Last updated on April 12th, 2017
This week I donated my fat-pants and started taking my vitamins again.
When I started out eating low-carb eight months ago, I was just trying to lose weight. I was focused on pounds, not inches, and I didn’t have a specific goal for my waist-line circumference.
Gradually, I settled on reducing my waist-line to under 40 inches as a worthwhile and realistic goal. I have now achieved that goal.
Today I pulled a dozen pairs of pants out of my closet, all too big for me to wear. I’ll be donating them to Goodwill. They are size 44 waist, 32 inseam.
My current size is 38-32. So I’m slimmer, but not shorter. My legs are still long enough to reach the ground.
Who knows — I may contract a couple more inches around the middle, but as long as I can wear the 38-32s, I’ll be happy. If they get too tight, I’ll know I have work to do.
Oddly, I can still wear many of my old shirts without a problem. I’m not sure about my sweaters. With the warm fall around here, I haven’t worn a sweater yet. I have a lot of sweaters, too, which were always useful in camouflaging my girth. The ones that are too stretched out will be joining the Goodwill collection.
Somewhere there will be a stomach to match them.
Multivitamin supplements resumed
I started taking a daily multivitamin earlier this year. I wasn’t sure I needed it, but I figured it couldn’t hurt.
Then came news that maybe it could hurt, and I had second thoughts.
A few weeks ago, following the publication of a study in the Archives of Internal Medicine that found a possible association between taking vitamin and mineral supplements and, well, dying, I decided to lay off my daily supplements. This was illogical of me. First, the study was focused on a population of older women only. Second, the greatest risk (if you can call it that) was associated with taking iron supplements. Not only am I not a woman, but I’ve never taken iron.

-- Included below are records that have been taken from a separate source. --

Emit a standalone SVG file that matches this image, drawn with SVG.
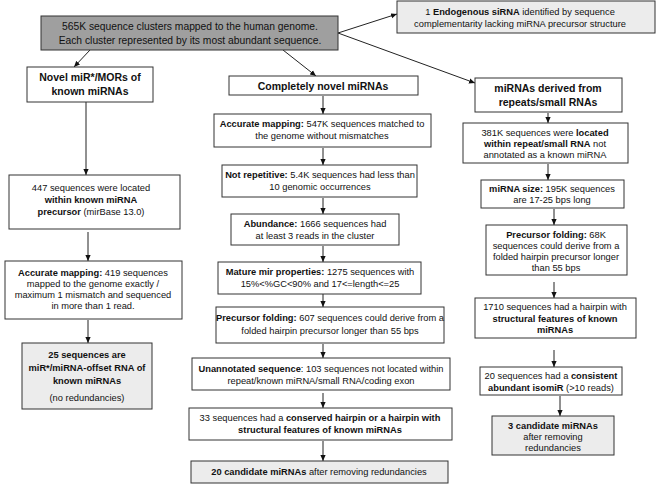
<svg xmlns="http://www.w3.org/2000/svg" width="657" height="487" viewBox="0 0 657 487">
<style>
.b{fill:#fff;stroke:#333;stroke-width:1}
.g{fill:#ececec;stroke:#333;stroke-width:1}
.d{fill:#9f9f9f;stroke:#333;stroke-width:1}
text{font-family:"Liberation Sans",Arial,sans-serif;font-size:9.3px;fill:#111;text-anchor:middle}
.h{font-size:10.5px;font-weight:bold}
.t{font-size:10.3px}
.k{font-weight:bold}
.c line{stroke:#222;stroke-width:1;marker-end:url(#a)}
</style>
<defs>
<marker id="a" viewBox="0 0 8 8" refX="8" refY="4" markerWidth="6" markerHeight="6" markerUnits="userSpaceOnUse" orient="auto">
<path d="M0,0.5 L8,4 L0,7.5 Z" fill="#111"/>
</marker>
</defs>
<rect width="657" height="487" fill="#fff"/>
<g class="c">
<line x1="90" y1="50" x2="74" y2="67"/>
<line x1="283" y1="50" x2="316" y2="76"/>
<line x1="338" y1="33" x2="397" y2="14"/>
<line x1="338" y1="33" x2="475" y2="83"/>
<line x1="86" y1="102" x2="86" y2="175"/>
<line x1="88" y1="232" x2="88" y2="261"/>
<line x1="88" y1="320" x2="88" y2="343"/>
<line x1="323" y1="96" x2="323" y2="114"/>
<line x1="323" y1="148" x2="323" y2="165"/>
<line x1="323" y1="198" x2="323" y2="214"/>
<line x1="323" y1="246" x2="323" y2="262"/>
<line x1="323" y1="292" x2="323" y2="307"/>
<line x1="323" y1="344" x2="323" y2="358"/>
<line x1="323" y1="393" x2="323" y2="408"/>
<line x1="323" y1="441" x2="323" y2="461"/>
<line x1="548" y1="113" x2="548" y2="123"/>
<line x1="548" y1="164" x2="548" y2="180"/>
<line x1="554" y1="209" x2="554" y2="225"/>
<line x1="554" y1="282" x2="554" y2="298"/>
<line x1="554" y1="350" x2="554" y2="367"/>
<line x1="560" y1="396" x2="560" y2="416"/>
</g>
<g id="top">
<rect class="d" x="41" y="16" width="297" height="34"/>
<text class="t" x="190" y="30">565K sequence clusters mapped to the human genome.</text>
<text class="t" x="190" y="44">Each cluster represented by its most abundant sequence.</text>
</g>
<g id="sirna">
<rect class="g" x="397" y="1" width="258" height="32"/>
<text x="520" y="15">1 <tspan class="k">Endogenous siRNA</tspan> identified by sequence</text>
<text x="520" y="27">complementarity lacking miRNA precursor structure</text>
</g>
<g id="novelstar">
<rect class="b" x="27" y="67" width="126" height="35"/>
<text class="h" x="90" y="81">Novel miR*/MORs of</text>
<text class="h" x="90" y="95">known miRNAs</text>
</g>
<g id="l1">
<rect class="b" x="9" y="175" width="171" height="54"/>
<text x="91" y="191">447 sequences were located</text>
<text x="91" y="203" class="k">within known miRNA</text>
<text x="91" y="215"><tspan class="k">precursor</tspan> (mirBase 13.0)</text>
</g>
<g id="l2">
<rect class="b" x="5" y="261" width="177" height="58"/>
<text x="93" y="276"><tspan class="k">Accurate mapping:</tspan> 419 sequences</text>
<text x="93" y="287">mapped to the genome exactly /</text>
<text x="93" y="298">maximum 1 mismatch and sequenced</text>
<text x="93" y="309">in more than 1 read.</text>
</g>
<g id="l3">
<rect class="g" x="22" y="343" width="130" height="66"/>
<text class="k" x="87" y="358">25 sequences are</text>
<text class="k" x="87" y="371">miR*/miRNA-offset RNA of</text>
<text class="k" x="87" y="384">known miRNAs</text>
<text x="87" y="401">(no redundancies)</text>
</g>
<g id="novel">
<rect class="b" x="229" y="76" width="189" height="19"/>
<text class="h" x="323" y="89.5">Completely novel miRNAs</text>
</g>
<g id="m1">
<rect class="b" x="214" y="114" width="217" height="33"/>
<text x="322" y="127"><tspan class="k">Accurate mapping:</tspan> 547K sequences matched to</text>
<text x="322" y="139">the genome without mismatches</text>
</g>
<g id="m2">
<rect class="b" x="222" y="165" width="195" height="32"/>
<text x="320" y="178"><tspan class="k">Not repetitive:</tspan> 5.4K sequences had less than</text>
<text x="320" y="190">10 genomic occurrences</text>
</g>
<g id="m3">
<rect class="b" x="231" y="214" width="168" height="31"/>
<text x="315" y="227"><tspan class="k">Abundance:</tspan> 1666 sequences had</text>
<text x="315" y="239">at least 3 reads in the cluster</text>
</g>
<g id="m4">
<rect class="b" x="218" y="262" width="203" height="32"/>
<text x="320" y="275"><tspan class="k">Mature mir properties:</tspan> 1275 sequences with</text>
<text x="320" y="287">15%&lt;%GC&lt;90% and 17&lt;=length&lt;=25</text>
</g>
<g id="m5">
<rect class="b" x="216" y="307" width="228" height="36"/>
<text x="330" y="321"><tspan class="k">Precursor folding:</tspan> 607 sequences could derive from a</text>
<text x="330" y="334">folded hairpin precursor longer than 55 bps</text>
</g>
<g id="m6">
<rect class="b" x="192" y="358" width="258" height="32"/>
<text x="321" y="372"><tspan class="k">Unannotated sequence</tspan>: 103 sequences not located within</text>
<text x="321" y="384">repeat/known miRNA/small RNA/coding exon</text>
</g>
<g id="m7">
<rect class="b" x="189" y="408" width="263" height="32"/>
<text x="320" y="421">33 sequences had a <tspan class="k">conserved hairpin or a hairpin with</tspan></text>
<text x="320" y="433" class="k">structural features of known miRNAs</text>
</g>
<g id="m8">
<rect class="g" x="191" y="461" width="257" height="22"/>
<text x="319" y="475"><tspan class="k">20 candidate miRNAs</tspan> after removing redundancies</text>
</g>
<g id="derived">
<rect class="b" x="475" y="78" width="147" height="34"/>
<text class="h" x="548" y="92">miRNAs derived from</text>
<text class="h" x="548" y="106">repeats/small RNAs</text>
</g>
<g id="r1">
<rect class="b" x="463" y="123" width="165" height="40"/>
<text x="545" y="136">381K sequences were <tspan class="k">located</tspan></text>
<text x="545" y="147"><tspan class="k">within repeat/small RNA</tspan> not</text>
<text x="545" y="158">annotated as a known miRNA</text>
</g>
<g id="r2">
<rect class="b" x="481" y="180" width="143" height="28"/>
<text x="552" y="192"><tspan class="k">miRNA size:</tspan> 195K sequences</text>
<text x="552" y="203">are 17-25 bps long</text>
</g>
<g id="r3">
<rect class="b" x="486" y="225" width="141" height="50"/>
<text x="556" y="238"><tspan class="k">Precursor folding:</tspan> 68K</text>
<text x="556" y="249">sequences could derive from a</text>
<text x="556" y="260">folded hairpin precursor longer</text>
<text x="556" y="271">than 55 bps</text>
</g>
<g id="r4">
<rect class="b" x="475" y="298" width="161" height="40"/>
<text x="555" y="310">1710 sequences had a hairpin with</text>
<text x="555" y="322" class="k">structural features of known</text>
<text x="555" y="333" class="k">miRNAs</text>
</g>
<g id="r5">
<rect class="b" x="480" y="367" width="142" height="28"/>
<text x="551" y="379">20 sequences had a <tspan class="k">consistent</tspan></text>
<text x="551" y="391"><tspan class="k">abundant isomiR</tspan> (&gt;10 reads)</text>
</g>
<g id="r6">
<rect class="g" x="492" y="416" width="122" height="39"/>
<text x="553" y="429" class="k">3 candidate miRNAs</text>
<text x="553" y="440">after removing</text>
<text x="553" y="451">redundancies</text>
</g>
</svg>
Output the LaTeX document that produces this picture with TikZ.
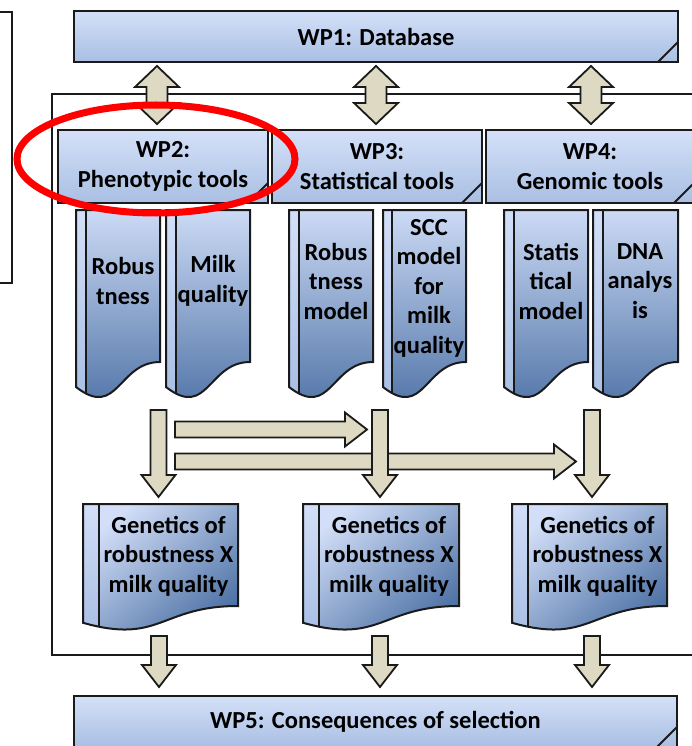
\documentclass[tikz,border=0pt]{standalone}
\usepackage{fontspec}
\setmainfont{Carlito}
\usetikzlibrary{calc}

\definecolor{boxtop}{HTML}{D4E0F8}
\definecolor{boxbot}{HTML}{A9BFE3}
\definecolor{doctop}{HTML}{CCDAF5}
\definecolor{docbot}{HTML}{4A6FA3}
\definecolor{striptop}{HTML}{D3DFF8}
\definecolor{stripbot}{HTML}{A4BBE2}
\definecolor{gtop}{HTML}{D3DFF8}
\definecolor{gbot}{HTML}{4A6FA3}
\definecolor{tanfill}{HTML}{DDD9C3}
\definecolor{edge}{HTML}{1A1A1A}

\newcommand{\diafont}{\fontsize{24.5}{29.5}\selectfont\bfseries}

% document shape with a light strip on the left
\newcommand{\docshape}[6]{%
  \pgfmathsetmacro{\dmid}{(#1+#3)/2}%
  \pgfmathsetmacro{\dlow}{#2+(#4-#2)*1.38}%
  \pgfmathsetmacro{\dleft}{#2+(#4-#2)*1.1646}%
  \path[#6] (#1,#2) -- (#3,#2) -- (#3,#4) .. controls (\dmid,#4) and (\dmid,\dlow) .. (#1,\dleft) -- cycle;
  \begin{scope}
    \clip (#1,#2) -- (#3,#2) -- (#3,#4) .. controls (\dmid,#4) and (\dmid,\dlow) .. (#1,\dleft) -- cycle;
    \shade[top color=striptop, bottom color=stripbot] (#1,#2) rectangle ({#1+#5},\dlow);
    \draw[outl] ({#1+#5},#2) -- ({#1+#5},\dlow);
  \end{scope}
  \draw[outl] (#1,#2) -- (#3,#2) -- (#3,#4) .. controls (\dmid,#4) and (\dmid,\dlow) .. (#1,\dleft) -- cycle;
}

\tikzset{
  outl/.style={draw=edge, line width=2pt},
  wpbox/.style={outl, top color=boxtop, bottom color=boxbot, inner sep=0pt, outer sep=0pt, align=center, font=\diafont},
  doctext/.style={align=center, font=\diafont, inner sep=0pt},
  docfill/.style={top color=doctop, bottom color=docbot},
  gdocfill/.style={top color=gtop, bottom color=gbot, shading angle=40},
  fatarrow/.style={draw=edge, line width=1.8pt, fill=tanfill,
    to path={let \p1=(\tikztostart), \p2=(\tikztotarget), \n1={atan2(\y2-\y1,\x2-\x1)}, \n2={veclen(\x2-\x1,\y2-\y1)} in
      {[shift={(\p1)}, rotate=\n1] (0,8) -- ({\n2-22},8) -- ({\n2-22},17) -- (\n2,0) -- ({\n2-22},-17) -- ({\n2-22},-8) -- (0,-8) -- cycle}}},
  dblarrow/.style={draw=edge, line width=1.8pt, fill=tanfill,
    to path={let \p1=(\tikztostart), \p2=(\tikztotarget), \n1={atan2(\y2-\y1,\x2-\x1)}, \n2={veclen(\x2-\x1,\y2-\y1)} in
      {[shift={(\p1)}, rotate=\n1] (0,0) -- (21,22) -- (21,10.5) -- ({\n2-21},10.5) -- ({\n2-21},22) -- (\n2,0) -- ({\n2-21},-22) -- ({\n2-21},-10.5) -- (21,-10.5) -- (21,-22) -- cycle}}}
}

\begin{document}
\begin{tikzpicture}[x=1pt, y=-1pt]
\useasboundingbox (0,0) rectangle (692,746);
\clip (0,0) rectangle (692,746);

% frames
\draw[draw=edge, line width=2.5pt] (-5,12) -- (12,12) -- (12,283) -- (-5,283);
\draw[draw=edge, line width=1.8pt] (52,94) rectangle (705,655);

% work packages
\node[wpbox, minimum width=604, minimum height=51] (wp1) at (376,36.5) {WP1: Database};
\node[wpbox, minimum width=210, minimum height=73] (wp2) at (163,166.5) {WP2:\\Phenotypic tools};
\node[wpbox, minimum width=210, minimum height=73] (wp3) at (377,166.5) {WP3:\\Statistical tools};
\node[wpbox, minimum width=208, minimum height=73] (wp4) at (590,166.5) {WP4:\\Genomic tools};
\node[wpbox, minimum width=603, minimum height=51] (wp5) at (375.5,721.5) {WP5: Consequences of selection};
\foreach \w in {wp1,wp2,wp3,wp4,wp5}
  \draw[outl] ([xshift=-20pt]\w.south east) -- ([yshift=20pt]\w.south east);

% tools
\docshape{76}{210}{160}{362}{10}{docfill}
\docshape{166}{210}{250}{362}{10}{docfill}
\docshape{289}{210}{373}{362}{10}{docfill}
\docshape{383}{210}{466}{362}{9}{docfill}
\docshape{504}{210}{588}{362}{10}{docfill}
\docshape{593}{210}{678}{362}{10}{docfill}
\node[doctext] (rob) at (123,281) {Robus\\tness};
\node[doctext] (milk) at (213,281) {Milk\\quality};
\node[doctext] (robmod) at (336,281) {Robus\\tness\\model};
\node[doctext] (scc) at (429,288) {SCC\\model\\for\\milk\\quality};
\node[doctext] (statmod) at (551,281) {Statis\\tical\\model};
\node[doctext] (dna) at (640,281) {DNA\\analys\\is};

% results
\docshape{83}{504}{238}{606}{16}{gdocfill}
\docshape{303}{504}{459}{606}{16}{gdocfill}
\docshape{512}{504}{667}{606}{16}{gdocfill}
\node[doctext] (gen1) at (168.5,556) {Genetics of\\robustness X\\milk quality};
\node[doctext] (gen2) at (389,556) {Genetics of\\robustness X\\milk quality};
\node[doctext] (gen3) at (597.5,556) {Genetics of\\robustness X\\milk quality};

% arrow ends
\coordinate (d1a) at (157,66);    \coordinate (d1b) at (157,124);
\coordinate (d2a) at (376,66);    \coordinate (d2b) at (376,124);
\coordinate (d3a) at (591,66);    \coordinate (d3b) at (591,124);
\coordinate (h1a) at (175,429.5); \coordinate (h1b) at (367,429.5);
\coordinate (h2a) at (175,461.5); \coordinate (h2b) at (576,461.5);
\coordinate (m1a) at (158.5,410); \coordinate (m1b) at (158.5,497);
\coordinate (m2a) at (380,410);   \coordinate (m2b) at (380,497);
\coordinate (m3a) at (592,410);   \coordinate (m3b) at (592,497);
\coordinate (b1a) at (159,636);   \coordinate (b1b) at (159,687);
\coordinate (b2a) at (380,636);   \coordinate (b2b) at (380,687);
\coordinate (b3a) at (592,636);   \coordinate (b3b) at (592,687);

\draw[fatarrow] (h1a) to (h1b);
\draw[fatarrow] (h2a) to (h2b);
\foreach \a in {m1,m2,m3,b1,b2,b3}
  \draw[fatarrow] (\a a) to (\a b);
\foreach \a in {d1,d2,d3}
  \draw[dblarrow] (\a a) to (\a b);

% highlight
\draw[red, line width=7pt] (156,159) ellipse [x radius=139, y radius=54];
\end{tikzpicture}
\end{document}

Even for the target population, the finding was stated in weaselly language: “. . . several commonly used dietary vitamin and mineral supplements may be associated with increased total mortality risk” (italics mine).
Dr. Mark Hyman, arguing for Why You Should Not Stop Taking Your Vitamins, points out numerous flaws with this and other vitamin studies. Essentially, Dr. Hyman asserts, vitamins aren’t drugs and can’t be tested the way drugs are. Yet that is how they are approached. Such studies also fail to consider why subjects may be taking supplements in the first place. Often, it is to try to compensate for poor diets or deal with existing health problems.
Now that I’ve had time to think it over, I have resumed taking my multi-vitamin. For good measure, I’m taking an extra dose of vitamin D, too.